YOUR TASK: Pull each line holding "this" out of the entries below.

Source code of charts
--- Begin ---
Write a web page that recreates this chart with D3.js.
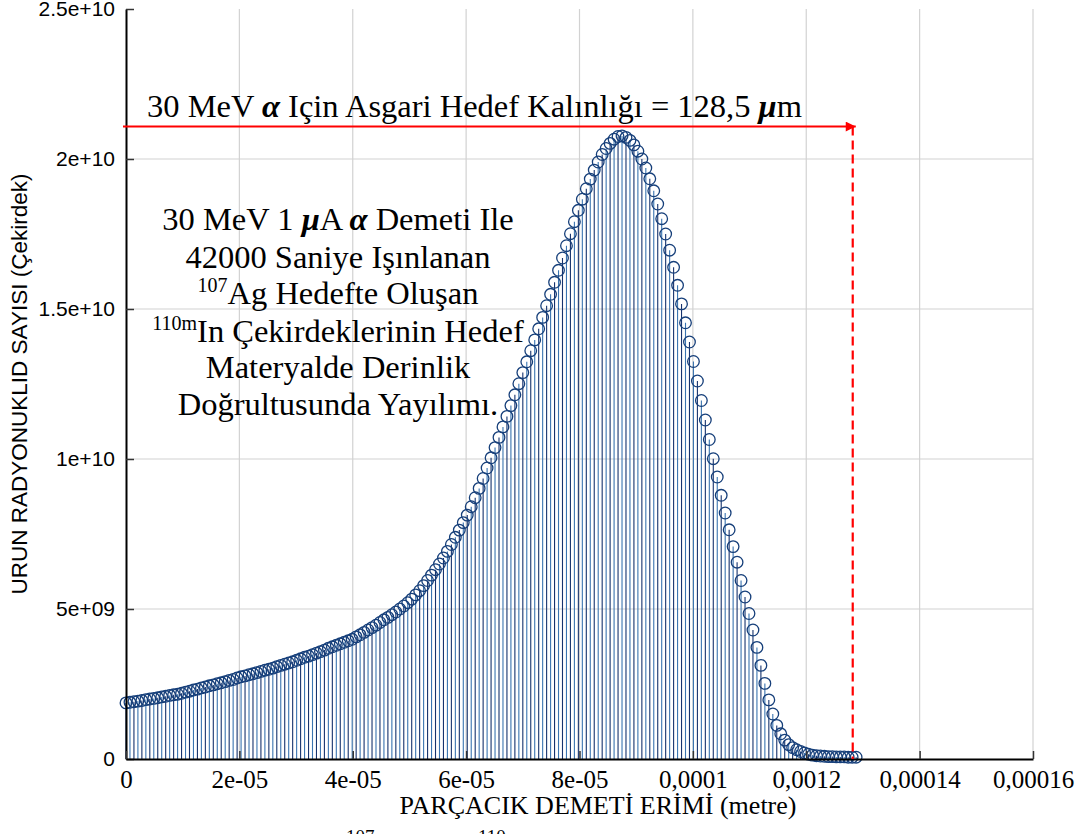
<!DOCTYPE html>
<html>
<head>
<meta charset="utf-8">
<script src="https://cdn.jsdelivr.net/npm/d3@7"></script>
<style>
  body { margin: 0; background: #fff; overflow: hidden; }
  text { fill: #000; }
</style>
</head>
<body>
<svg id="chart" width="1079" height="834"></svg>
<script>
// depth step between samples (metre)
var depthStep = 0.7e-6;
// nuclide count per sample, in units of 1e9
var counts = [
  1.87, 1.89, 1.91, 1.93, 1.95, 1.98, 2.00, 2.02, 2.04, 2.07,
  2.09, 2.12, 2.14, 2.16, 2.19, 2.23, 2.26, 2.30, 2.33, 2.37,
  2.40, 2.44, 2.47, 2.51, 2.54, 2.58, 2.62, 2.65, 2.70, 2.74,
  2.77, 2.81, 2.84, 2.88, 2.92, 2.96, 2.99, 3.03, 3.08, 3.12,
  3.16, 3.20, 3.24, 3.29, 3.34, 3.39, 3.43, 3.48, 3.53, 3.58,
  3.63, 3.69, 3.74, 3.79, 3.84, 3.89, 3.94, 3.99, 4.07, 4.14,
  4.22, 4.30, 4.38, 4.46, 4.55, 4.64, 4.72, 4.81, 4.90, 5.00,
  5.10, 5.21, 5.33, 5.47, 5.61, 5.78, 5.95, 6.13, 6.31, 6.50,
  6.70, 6.92, 7.15, 7.39, 7.63, 7.88, 8.13, 8.41, 8.71, 9.02,
  9.35, 9.70, 10.04, 10.38, 10.72, 11.07, 11.42, 11.78, 12.14, 12.51,
  12.88, 13.24, 13.61, 13.97, 14.34, 14.72, 15.11, 15.49, 15.89, 16.29,
  16.70, 17.11, 17.51, 17.91, 18.29, 18.66, 19.01, 19.33, 19.63, 19.90,
  20.15, 20.35, 20.52, 20.66, 20.75, 20.77, 20.72, 20.62, 20.47, 20.26,
  20.00, 19.70, 19.34, 18.94, 18.50, 18.01, 17.50, 16.96, 16.39, 15.79,
  15.17, 14.54, 13.90, 13.25, 12.60, 11.95, 11.30, 10.65, 10.01, 9.40,
  8.79, 8.20, 7.64, 7.08, 6.56, 5.95, 5.40, 4.85, 4.30, 3.72,
  3.12, 2.52, 1.97, 1.50, 1.12, 0.84, 0.63, 0.48, 0.38, 0.31,
  0.25, 0.20, 0.16, 0.13, 0.11, 0.10, 0.09, 0.08, 0.08, 0.07,
  0.07, 0.07, 0.06, 0.06, 0.06
];

var xTicks = [0, 2e-5, 4e-5, 6e-5, 8e-5, 1e-4, 1.2e-4, 1.4e-4, 1.6e-4];
var xTickLabels = ["0", "2e-05", "4e-05", "6e-05", "8e-05", "0,0001", "0,0012", "0,00014", "0,00016"];
var yTicks = [0, 5e9, 1e10, 1.5e10, 2e10, 2.5e10];
var yTickLabels = ["0", "5e+09", "1e+10", "1.5e+10", "2e+10", "2.5e+10"];

var minThickness = 128.2e-6;   // red dashed line
var arrowLevel = 2.108e10;      // red arrow height

var xTitle = "PARÇACIK DEMETİ ERİMİ (metre)";
var yTitle = "URUN RADYONUKLID SAYISI (Çekirdek)";

var points = counts.map(function (c, i) {
  return { x: i * depthStep, y: c * 1e9 };
});

var svg = d3.select("#chart");
var plotLeft = 126, plotRight = 1033, plotTop = 9, plotBottom = 759;

var x = d3.scaleLinear().domain([0, 1.6e-4]).range([plotLeft, plotRight]);
var y = d3.scaleLinear().domain([0, 2.5e10]).range([plotBottom, plotTop]);

// grid
svg.append("g").selectAll("line")
  .data(xTicks.slice(1))
  .enter().append("line")
  .attr("x1", function (d) { return x(d); })
  .attr("x2", function (d) { return x(d); })
  .attr("y1", y(0)).attr("y2", y(2.5e10))
  .attr("stroke", "#d2d2d2").attr("stroke-width", 1.2);

svg.append("g").selectAll("line")
  .data(yTicks.slice(1, -1))
  .enter().append("line")
  .attr("x1", plotLeft).attr("x2", plotRight)
  .attr("y1", function (d) { return y(d); })
  .attr("y2", function (d) { return y(d); })
  .attr("stroke", "#d2d2d2").attr("stroke-width", 1.2);

// stems
svg.append("g").selectAll("line")
  .data(points)
  .enter().append("line")
  .attr("x1", function (d) { return x(d.x); })
  .attr("x2", function (d) { return x(d.x); })
  .attr("y1", y(0))
  .attr("y2", function (d) { return y(d.y); })
  .attr("stroke", function (d, i) { return i % 2 ? "#3a74b0" : "#16336e"; })
  .attr("stroke-width", 1.1);

// markers
svg.append("g").selectAll("circle")
  .data(points)
  .enter().append("circle")
  .attr("cx", function (d) { return x(d.x); })
  .attr("cy", function (d) { return y(d.y); })
  .attr("r", 5.8)
  .attr("fill", "none")
  .attr("stroke", "#163f7a")
  .attr("stroke-width", 1.3);

// axes
var yAxis = d3.axisLeft(y)
  .tickValues(yTicks)
  .tickFormat(function (d, i) { return yTickLabels[i]; })
  .tickSizeInner(-8).tickSizeOuter(0).tickPadding(11);

var xAxis = d3.axisBottom(x)
  .tickValues(xTicks)
  .tickFormat(function (d, i) { return xTickLabels[i]; })
  .tickSizeInner(-8).tickSizeOuter(0).tickPadding(11);

var gy = svg.append("g").attr("transform", "translate(" + plotLeft + ",0)").call(yAxis);
gy.select(".domain").attr("stroke", "#000").attr("stroke-width", 2);
gy.selectAll(".tick line").attr("stroke", "#333").attr("stroke-width", 1.5);
gy.selectAll(".tick text")
  .style("font-family", "'Liberation Sans', Arial, sans-serif")
  .style("font-size", "21px").attr("fill", "#000");

var gx = svg.append("g").attr("transform", "translate(0," + plotBottom + ")").call(xAxis);
gx.select(".domain").attr("stroke", "#000").attr("stroke-width", 2);
gx.selectAll(".tick line").attr("stroke", "#333").attr("stroke-width", 1.5);
gx.selectAll(".tick text")
  .style("font-family", "'Liberation Serif', 'Times New Roman', serif")
  .style("font-size", "25px").attr("fill", "#000");

// axis titles
svg.append("text")
  .attr("x", 598).attr("y", 814)
  .attr("text-anchor", "middle")
  .style("font-family", "'Liberation Serif', 'Times New Roman', serif")
  .style("font-size", "26px")
  .text(xTitle);

svg.append("text")
  .attr("transform", "translate(27," + ((plotTop + plotBottom) / 2) + ") rotate(-90)")
  .attr("text-anchor", "middle")
  .style("font-family", "'Liberation Sans', Arial, sans-serif")
  .style("font-size", "22.5px")
  .text(yTitle);

// red arrow and dashed line
svg.append("defs").append("marker")
  .attr("id", "arrowhead")
  .attr("viewBox", "0 0 10 10")
  .attr("refX", 10).attr("refY", 5)
  .attr("markerWidth", 6).attr("markerHeight", 5)
  .attr("markerUnits", "strokeWidth")
  .attr("orient", "auto")
  .append("path").attr("d", "M0,0 L10,5 L0,10 z").attr("fill", "#ff0000");

svg.append("line")
  .attr("x1", x(minThickness)).attr("x2", x(minThickness))
  .attr("y1", y(arrowLevel)).attr("y2", y(0))
  .attr("stroke", "#ff0000").attr("stroke-width", 2.2)
  .attr("stroke-dasharray", "9,5");

svg.append("line")
  .attr("x1", plotLeft - 3).attr("x2", x(minThickness) + 3)
  .attr("y1", y(arrowLevel)).attr("y2", y(arrowLevel))
  .attr("stroke", "#ff0000").attr("stroke-width", 2)
  .attr("marker-end", "url(#arrowhead)");

// annotation texts
var serif = "'Liberation Serif', 'Times New Roman', serif";

function addRich(parent, parts) {
  parts.forEach(function (p) {
    var t = parent.append("tspan").text(p.t);
    if (p.greek) t.style("font-weight", "bold").style("font-style", "italic");
    if (p.sup) t.style("font-size", "20px").attr("dy", -12);
    if (p.after) t.attr("dy", 12);
  });
}

var title = svg.append("text")
  .attr("x", 147).attr("y", 117)
  .style("font-family", serif).style("font-size", "32.5px");
addRich(title, [
  { t: "30 MeV " }, { t: "α", greek: true }, { t: " Için Asgari Hedef Kalınlığı = 128,5 " },
  { t: "μ", greek: true }, { t: "m" }
]);

var blockLines = [
  [{ t: "30 MeV 1 " }, { t: "μ", greek: true }, { t: "A " }, { t: "α", greek: true }, { t: " Demeti Ile" }],
  [{ t: "42000 Saniye Işınlanan" }],
  [{ t: "107", sup: true }, { t: "Ag Hedefte Oluşan", after: true }],
  [{ t: "110m", sup: true }, { t: "In Çekirdeklerinin Hedef", after: true }],
  [{ t: "Materyalde Derinlik" }],
  [{ t: "Doğrultusunda Yayılımı." }]
];
var blockBase = [230, 268, 304, 342, 378, 415];

blockLines.forEach(function (parts, i) {
  var t = svg.append("text")
    .attr("x", 338).attr("y", blockBase[i])
    .attr("text-anchor", "middle")
    .style("font-family", serif).style("font-size", "32.5px");
  addRich(t, parts);
});

// caption fragment cut at the bottom of the page
var cap = svg.append("text").attr("y", 843)
  .style("font-family", serif).style("font-size", "19px");
cap.append("tspan").attr("x", 346).text("107");
cap.append("tspan").attr("x", 478).text("110");
</script>
</body>
</html>
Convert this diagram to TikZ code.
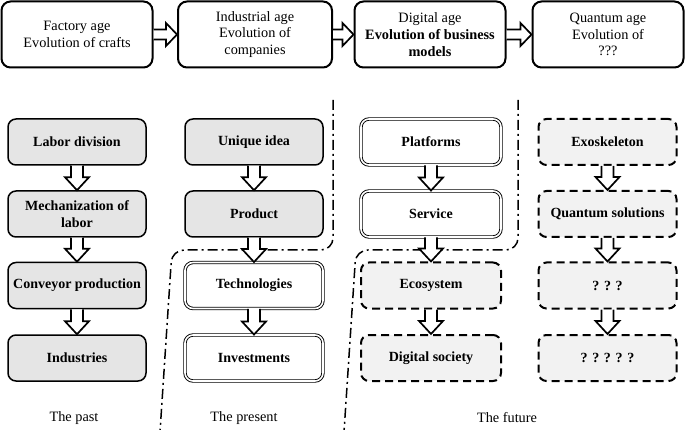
\documentclass[tikz,border=0pt]{standalone}
\usepackage{fontspec}
\setmainfont{Liberation Serif}
\usetikzlibrary{calc}
\tikzset{
  topbox/.style={draw, line width=2pt, rounded corners=9pt, fill=white, minimum width=151pt, minimum height=66pt, align=center, font=\fontsize{14.3}{16.7}\selectfont},
  basebox/.style={rounded corners=8pt, minimum width=138pt, minimum height=46pt, align=center, font=\fontsize{14}{16.5}\selectfont\bfseries},
  graybox/.style={basebox, draw, line width=1.5pt, fill=black!10},
  dblbox/.style={basebox, draw, line width=0.9pt, double=white, double distance=1.6pt, fill=white},
  dashbox/.style={basebox, draw, line width=2pt, dash pattern=on 8pt off 5pt, fill=black!5},
  arrowst/.style={draw, fill=white, line width=1.7pt, line join=miter},
  divider/.style={draw, line width=1.5pt, dash pattern=on 10pt off 4pt on 2pt off 4pt, rounded corners=12pt},
  lbl/.style={font=\fontsize{14.3}{16.7}\selectfont}
}
\newcommand\harr[2]{\draw[arrowst] let \p1=(#1.east), \p2=(#2.west) in (\x1,\y1+5pt) -- (\x2-11pt,\y1+5pt) -- (\x2-11pt,\y1+11.5pt) -- (\x2,\y1) -- (\x2-11pt,\y1-11.5pt) -- (\x2-11pt,\y1-5pt) -- (\x1,\y1-5pt);}
\newcommand\varr[2]{\draw[arrowst] let \p1=(#1.south), \p2=(#2.north) in (\x1-6pt,\y1) -- (\x1-6pt,\y2+13pt) -- (\x1-12pt,\y2+13pt) -- (\x1,\y2) -- (\x1+12pt,\y2+13pt) -- (\x1+6pt,\y2+13pt) -- (\x1+6pt,\y1);}
\begin{document}
\begin{tikzpicture}[x=1pt,y=-1pt]
\useasboundingbox (0,0) rectangle (685,430);
% top row
\node[topbox] (t1) at (77,34.5) {Factory age\\Evolution of crafts};
\node[topbox, minimum width=154pt] (t2) at (255,34.5) {Industrial age\\Evolution of\\companies};
\node[topbox] (t3) at (430,34.5) {Digital age\\\textbf{Evolution of business}\\\textbf{models}};
\node[topbox] (t4) at (608,34.5) {Quantum age\\Evolution of\\???};
\harr{t1}{t2}
\harr{t2}{t3}
\harr{t3}{t4}
% dividers
\coordinate (d1a) at (333,100);
\coordinate (d1b) at (333,250);
\coordinate (d1c) at (172,250);
\coordinate (d1d) at (160,432);
\coordinate (d2a) at (518,100);
\coordinate (d2b) at (518,250);
\coordinate (d2c) at (356,250);
\coordinate (d2d) at (344,432);
\draw[divider] (d1a) -- (d1b) -- (d1c) -- (d1d);
\draw[divider] (d2a) -- (d2b) -- (d2c) -- (d2d);
% column 1
\node[graybox] (a1) at (77,142) {Labor division};
\node[graybox] (a2) at (77,214) {Mechanization of\\labor};
\node[graybox] (a3) at (77,285.5) {Conveyor production};
\node[graybox] (a4) at (77,358) {Industries};
% column 2
\node[graybox] (b1) at (254,142) {Unique idea};
\node[graybox] (b2) at (254,214) {Product};
\node[dblbox] (b3) at (254,285.5) {Technologies};
\node[dblbox] (b4) at (254,358) {Investments};
% column 3
\node[dblbox, minimum width=140pt] (c1) at (431,142) {Platforms};
\node[dblbox, minimum width=140pt] (c2) at (431,214) {Service};
\node[dashbox, minimum width=140pt] (c3) at (431,285.5) {Ecosystem};
\node[dashbox, minimum width=140pt] (c4) at (431,358) {Digital society};
% column 4
\node[dashbox] (e1) at (607.5,142) {Exoskeleton};
\node[dashbox] (e2) at (607.5,214) {Quantum solutions};
\node[dashbox] (e3) at (607.5,285.5) {? ? ?};
\node[dashbox] (e4) at (607.5,358) {? ? ? ? ?};
% arrows
\varr{a1}{a2}\varr{a2}{a3}\varr{a3}{a4}
\varr{b1}{b2}\varr{b2}{b3}\varr{b3}{b4}
\varr{c1}{c2}\varr{c2}{c3}\varr{c3}{c4}
\varr{e1}{e2}\varr{e2}{e3}\varr{e3}{e4}
% labels
\node[lbl] (l1) at (74,418) {The past};
\node[lbl] (l2) at (244,418) {The present};
\node[lbl] (l3) at (507,418) {The future};
\end{tikzpicture}
\end{document}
--- End ---
CORRECT ANSWER:
Write a web page that recreates this chart with D3.js.
Convert this diagram to TikZ code.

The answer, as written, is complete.